Chancellor Rachel Reeves announced the proposed mansion tax in her budget last October. Reuters
Chancellor Rachel Reeves announced the proposed mansion tax in her budget last October. Reuters

Sarah Coles, head of personal finance at AJ Bell, said “posh properties” were set to become “piggy banks” for the government when the tax kicks in. “This additional tax could have a knock-on impact on the property market and damage demand for more expensive homes,” she said.

“The cost won’t break the bank for those on high incomes living in expensive properties and sitting on significant liquid assets. It’s why it appeals to politicians arguing that those with the broadest shoulders should carry a heavier burden.

“However, not everyone who owns a £2 million property is in this position.
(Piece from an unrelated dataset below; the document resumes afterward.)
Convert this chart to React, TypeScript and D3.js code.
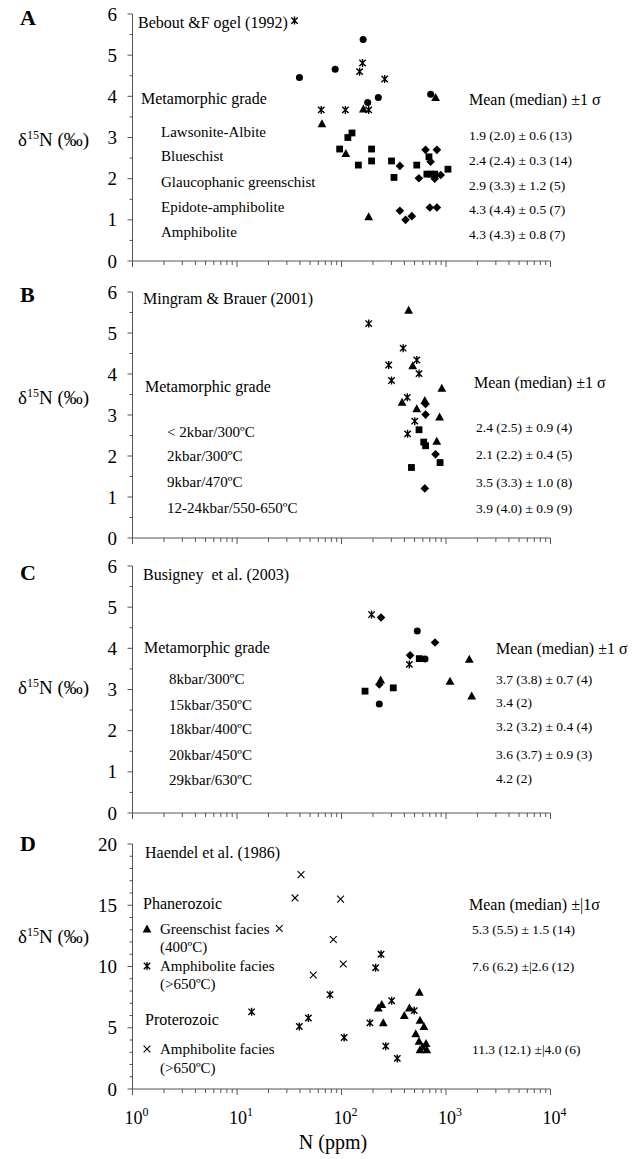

For those in expensive homes but on lower incomes and holding fewer assets, the charge is going to be more painful.”

Regarding the increased premium for non-resident owners, Ms Coles said: “This could have a more significant impact on property demand in places with more international buyers, and could mean expensive London mansions take a hit.

“There will be plenty of people breaking out the world’s smallest violins for those in expensive homes. However, it could also cause problems for those who are cash poor. They may decide to bring forward any downsizing plans and then may struggle to sell before the charge kicks in.”

Speaking to The National when the plan was announced in October’s Budget, Nigel Green, chief executive of financial services firm deVere Group, said high-end buyers were already questioning whether the UK remains one of the world’s most stable property markets.

“A new levy on higher-value homes signals a government willing to target assets whenever revenue is needed. That is enough to shift investment strategies away from the UK,” he said.

Wealth management firm Evelyn Partners said there could be widespread implications for the property market in south-east England, suggesting transactions could surge before the surcharge kicks in and sellers try to price properties below the threshold.

It compared the move to the introduction of the 19th-century “window tax”, which judged the value of properties based on the number of windows they had. It resulted in owners bricking up windows to reduce their value and coined the term “daylight robbery”.